Затем власть над этим государством, свергнув династию Шан, захватил клан Чжоу. Время его правления делится на два подпериода: Западное Чжоу (XI в. – 771 г. до н. э.), когда чжоуские правители действительно контролировали страну, и Восточное Чжоу (770–256 гг. до н. э.), когда Китай распался и фактически представлял собой конгломерат враждующих царств, лишь номинально признававших (а иной раз и не признававших) верховный авторитет чжоуского правителя. Особо выделяются два этапа противоборства этих царств: Чуньцю («Весны и Осени», 722–403 гг. до н. э.; название периода воспроизводит название знаменитой летописи царства Лу – одного из соперничавших китайских государств) и Чжаньго («Воюющие царства», 403–221 гг. до н. э.). Границу между ними проводят по распаду другого крупного царства – Цзинь (403 г. до н. э., иногда период Чуньцю обрывают годом окончания одноименной летописи царства Лу – 481 г. до н. э.).
B ходе усобиц времени Чжаньго династия Чжоу была уничтожена (256 г. до н. э.), и с династической точки зрения финальная часть времени Чжаньго (256–221 гг. до н. э.) оказалась своего рода междуцарствием: в это время Китай даже номинально не признавал власти одного правителя.
С объединением Китая правителем царства Цинь начинаются периоды династии Цинь (221–206 гг. до н. э.) и сменившей ее династии Хань (206/202 г. до н. э. – 220 г. н. э.). Эпоха Хань делится на времена правления старшей ветви династии (Западная, или Старшая, Хань, 206/202 г. до н. э. – 9 г. н. э.) и младшей ветви (Восточная, или Младшая, Хань, 25–220 гг. н. э.), разделенные узурпацией Ван Мана, единолично представляющего так называемую династию Синь (9–23 гг. н. э.), и общей смутой.

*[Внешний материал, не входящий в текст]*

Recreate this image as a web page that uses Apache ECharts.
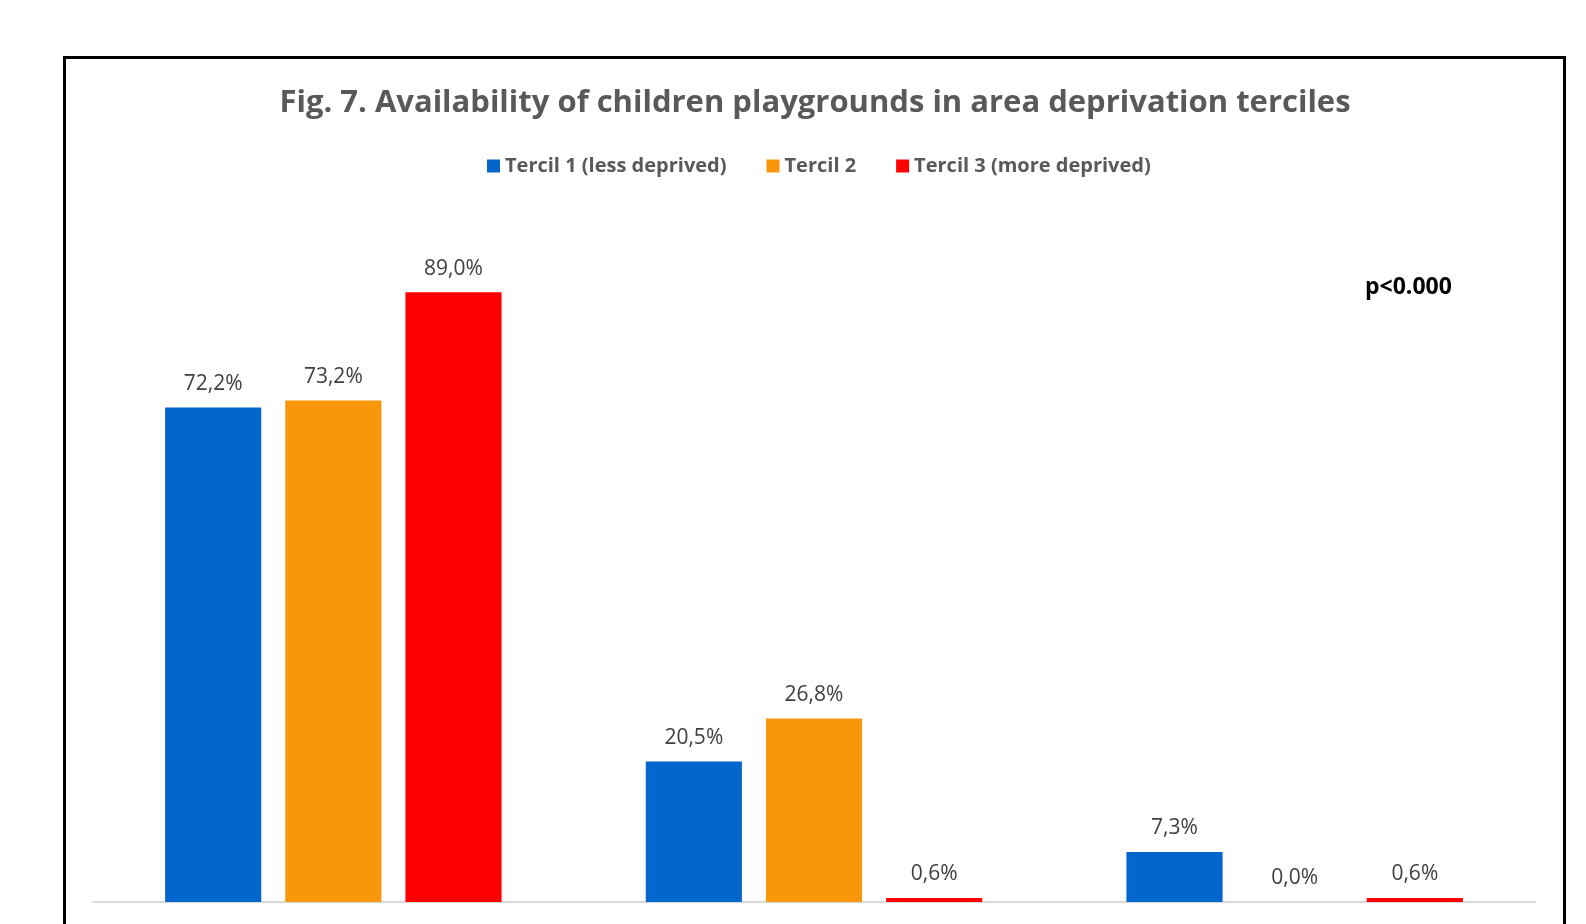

С точки зрения современной науки выделяются следующие периоды древнекитайской истории: эпоха формирования и существования ранних государств (II тыс. до н. э. – VIII в. до н. э.; соответствует династическим эпохам Шан-Инь и Западной Чжоу); эпоха раздробленности (VIII–III вв. до н. э.; соответствует эпохам Восточной Чжоу и Чжаньго); эпоха централизованных империй с тремя подпериодами: Цинь, Ранняя Хань и Поздняя Хань, – совпадающими с правлениями соответствующих династий.